The pilot project involves the construction of an SMR in Ukraine which, according to the US State Department, will involve the production of environmentally-friendly hydrogen and ammonia and advanced electrolysis technologies.
According to the State Department’s press service, the project builds on existing cooperation in developing nuclear energy capabilities initiated under the US Basic Infrastructure for Responsible Use of SMR Technology programme. SMRs are a key part of the US Energy Department’s goal to develop safe, clean, and affordable nuclear power options. Both Romania and Poland have previously signed agreements to explore the construction of SMRs with US technology.
The duration of the Ukrainian SMR project is a highly-ambitious two to three years. The list of participants includes both leading nuclear companies and research institutes.
In particular, NuScale (which is involved in the Romanian and Polish projects), FuelCell Energy, Clark Seed and Argonne National Laboratory will participate on the American side, with NAEC Energoatom and the State Science and Technology Centre for Nuclear and Radiation Safety representing Ukraine.
Doosan Enerbility, IHI Corporation, JGC Corporation, Samsung C&T and Starfire Energy will also participate in the project.
“Even during the war we will not stop shaping the new energy future of Ukraine,” says Galushchenko. “Carbon-free energy is one of the main directions of the global technological development. There is no doubt that Ukraine will participate in the global agenda with its experience and potential in the field of nuclear energy.”
Proponents of SMRs say that they are far safer than standard nuclear reactors, in part because their small cores produce far less heat than the cores of large reactors. They are deployable either as a single or multi-module plant and are designed to be built in factories and shipped to utilities for installation as demand arises.
Innovative designs in SMR technology can also reduce other engineering risks, like coolant pumps failing.
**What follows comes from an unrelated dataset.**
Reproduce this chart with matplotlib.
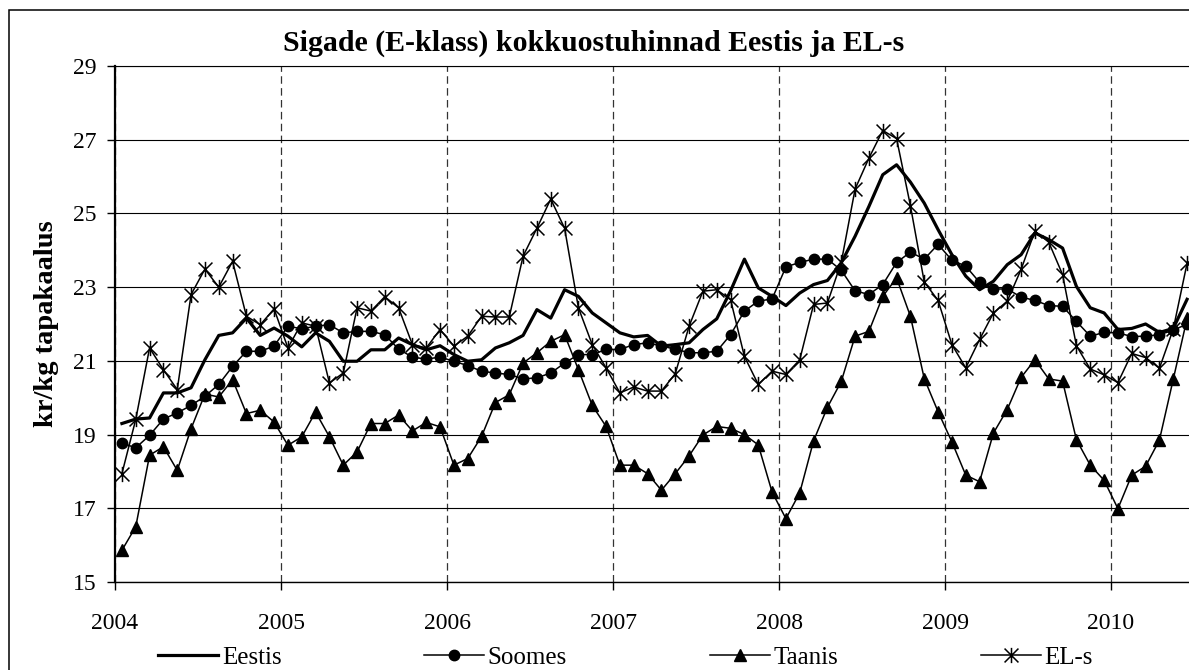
import matplotlib
matplotlib.use("Agg")
import matplotlib.pyplot as plt
import numpy as np
import pandas as pd
from matplotlib.path import Path
from matplotlib.patches import Rectangle

plt.rcParams['font.family'] = ['Liberation Serif', 'DejaVu Serif']

# monthly series, Jan 2004 - Jun 2010 (kr/kg)
months = pd.period_range('2004-01', '2010-06', freq='M')

eestis = [19.30, 19.42, 19.45, 20.13, 20.13, 20.27, 21.03, 21.69, 21.76, 22.16, 21.69, 21.89,
          21.67, 21.38, 21.76, 21.53, 20.99, 20.99, 21.30, 21.30, 21.62, 21.44, 21.30, 21.41,
          21.17, 20.99, 21.03, 21.35, 21.49, 21.69, 22.39, 22.16, 22.93, 22.75, 22.30, 22.03,
          21.76, 21.65, 21.69, 21.40, 21.44, 21.49, 21.85, 22.14, 22.90, 23.76, 22.98, 22.75,
          22.50, 22.84, 23.07, 23.18, 23.66, 24.38, 25.19, 26.05, 26.32, 25.85, 25.28, 24.56,
          23.88, 23.30, 22.93, 23.16, 23.61, 23.88, 24.47, 24.29, 24.06, 23.02, 22.44, 22.30,
          21.85, 21.88, 22.00, 21.77, 21.88, 22.67]

soomes = [18.77, 18.64, 18.98, 19.42, 19.59, 19.79, 20.04, 20.36, 20.85, 21.26, 21.26, 21.40,
          21.94, 21.87, 21.94, 21.98, 21.76, 21.80, 21.80, 21.71, 21.32, 21.10, 21.05, 21.10,
          20.99, 20.87, 20.72, 20.67, 20.63, 20.51, 20.54, 20.67, 20.94, 21.17, 21.17, 21.31,
          21.31, 21.44, 21.49, 21.40, 21.32, 21.22, 21.22, 21.26, 21.71, 22.35, 22.62, 22.68,
          23.55, 23.67, 23.76, 23.76, 23.46, 22.90, 22.80, 23.07, 23.67, 23.95, 23.76, 24.16,
          23.73, 23.57, 23.13, 22.95, 22.95, 22.73, 22.64, 22.50, 22.48, 22.07, 21.67, 21.77,
          21.76, 21.66, 21.67, 21.71, 21.83, 22.00]

taanis = [15.86, 16.50, 18.44, 18.67, 18.03, 19.16, 20.10, 20.02, 20.49, 19.57, 19.66, 19.34,
          18.71, 18.94, 19.61, 18.94, 18.17, 18.53, 19.30, 19.30, 19.53, 19.10, 19.33, 19.21,
          18.17, 18.35, 18.95, 19.87, 20.08, 20.94, 21.22, 21.53, 21.71, 20.76, 19.79, 19.22,
          18.17, 18.17, 17.94, 17.49, 17.94, 18.42, 18.99, 19.22, 19.17, 19.00, 18.72, 17.44,
          16.72, 17.42, 18.83, 19.74, 20.44, 21.67, 21.80, 22.75, 23.25, 22.21, 20.52, 19.62,
          18.80, 17.90, 17.72, 19.04, 19.68, 20.55, 21.03, 20.51, 20.45, 18.86, 18.17, 17.76,
          16.99, 17.90, 18.14, 18.85, 20.50, 22.15]

el_s = [17.94, 19.41, 21.35, 20.76, 20.22, 22.80, 23.49, 23.00, 23.70, 22.21, 21.98, 22.41,
        21.35, 22.03, 21.94, 20.40, 20.67, 22.44, 22.35, 22.74, 22.44, 21.44, 21.35, 21.85,
        21.40, 21.67, 22.21, 22.19, 22.19, 23.84, 24.60, 25.39, 24.60, 22.44, 21.44, 20.81,
        20.13, 20.29, 20.18, 20.18, 20.65, 21.94, 22.89, 22.93, 22.66, 21.12, 20.36, 20.72,
        20.63, 21.03, 22.53, 22.57, 23.67, 25.66, 26.50, 27.25, 27.03, 25.21, 23.14, 22.64,
        21.44, 20.81, 21.58, 22.30, 22.62, 23.48, 24.52, 24.22, 23.34, 21.41, 20.78, 20.62,
        20.41, 21.20, 21.09, 20.80, 21.86, 23.65]

years = list(range(2004, 2011))

# mid-month positions on a year axis
x = months.year + (months.month - 0.5) / 12

# Excel-style star marker: an X with a vertical bar
star = Path([(-1, -1), (1, 1), (-1, 1), (1, -1), (0, -1.1), (0, 1.1)],
            [Path.MOVETO, Path.LINETO, Path.MOVETO, Path.LINETO, Path.MOVETO, Path.LINETO])

fig = plt.figure(figsize=(11.89, 6.70), dpi=100)
ax = fig.add_axes([115 / 1189, 88 / 670, 1079 / 1189, 516 / 670])

ax.plot(x, eestis, color='black', lw=2.3, label='Eestis', zorder=3)
ax.plot(x, soomes, color='black', lw=1.1, marker='o', ms=7.5, label='Soomes', zorder=3)
ax.plot(x, taanis, color='black', lw=1.1, marker='^', ms=8, label='Taanis', zorder=3)
ax.plot(x, el_s, color='black', lw=1.1, marker=star, ms=11, mfc='none', mec='black',
        mew=1.1, label='EL-s', zorder=3)

ax.set_xlim(2004, 2010.5)
ax.set_ylim(15, 29)
ax.set_xticks(years)
ax.set_yticks(range(15, 30, 2))

ax.grid(axis='y', color='black', lw=0.8)
ax.grid(axis='x', color='#333333', lw=0.9, linestyle=(0, (6, 3.5)))
ax.set_axisbelow(True)

ax.spines['right'].set_visible(False)
ax.spines['left'].set_linewidth(1.6)
ax.spines['bottom'].set_linewidth(1.0)
ax.spines['top'].set_linewidth(0.8)
ax.tick_params(axis='both', direction='out', length=6, width=1, labelsize=17)
ax.tick_params(axis='x', pad=16)
ax.tick_params(axis='y', pad=7)

ax.set_ylabel('kr/kg tapakaalus', fontsize=20.5, fontweight='bold', labelpad=10)

fig.text(594 / 1189, (670 - 51) / 670, 'Sigade (E-klass) kokkuostuhinnad Eestis ja EL-s',
         ha='center', va='baseline', fontsize=21.5, fontweight='bold')

fig.legend(loc='center', bbox_to_anchor=(0.526, 0.018), ncol=4, frameon=False,
           fontsize=18, handlelength=2.4, handletextpad=0.15, columnspacing=5.7,
           numpoints=1)

# outer chart frame (cropped at right and bottom)
fig.add_artist(Rectangle((9 / 1189, -0.1), 1.2, (670 - 10) / 670 + 0.1,
                         transform=fig.transFigure, fill=False, lw=1.1,
                         edgecolor='black', clip_on=False))

fig.savefig('out.png', dpi=100)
According to NuScale, its SMR has far fewer moving parts than traditional nuclear reactors, lowering the likelihood of failures that could cause an accident.
The installed capacity of a single unit SMR is around 77 MW, enough energy to power up to 60,000 homes, the equivalent of a small city like recently-liberated Kherson.
According to the UN’s International Atomic Energy Agency (IAEA) there are around 50 SMR designs and concepts globally. Most of them are in various developmental stages and some are claimed as being near-term deployable.
The IAEA says that SMRs display an “enhanced safety performance” through inherent and passive safety features, offer better upfront capital cost affordability and are suitable for cogeneration and non-electric applications.
In addition, SMRs offer options for remote regions with less developed infrastructures and the possibility for synergetic hybrid energy systems that combine nuclear and alternate energy sources, including renewables.
However, while NuScale’s SMR was in August given final certification by the US Nuclear Regulatory Commission, the European Union has yet to approve the deployment of the technology. NuScale itself admits that its own SMR plant in Idaho is unlikely to become operational until 2029.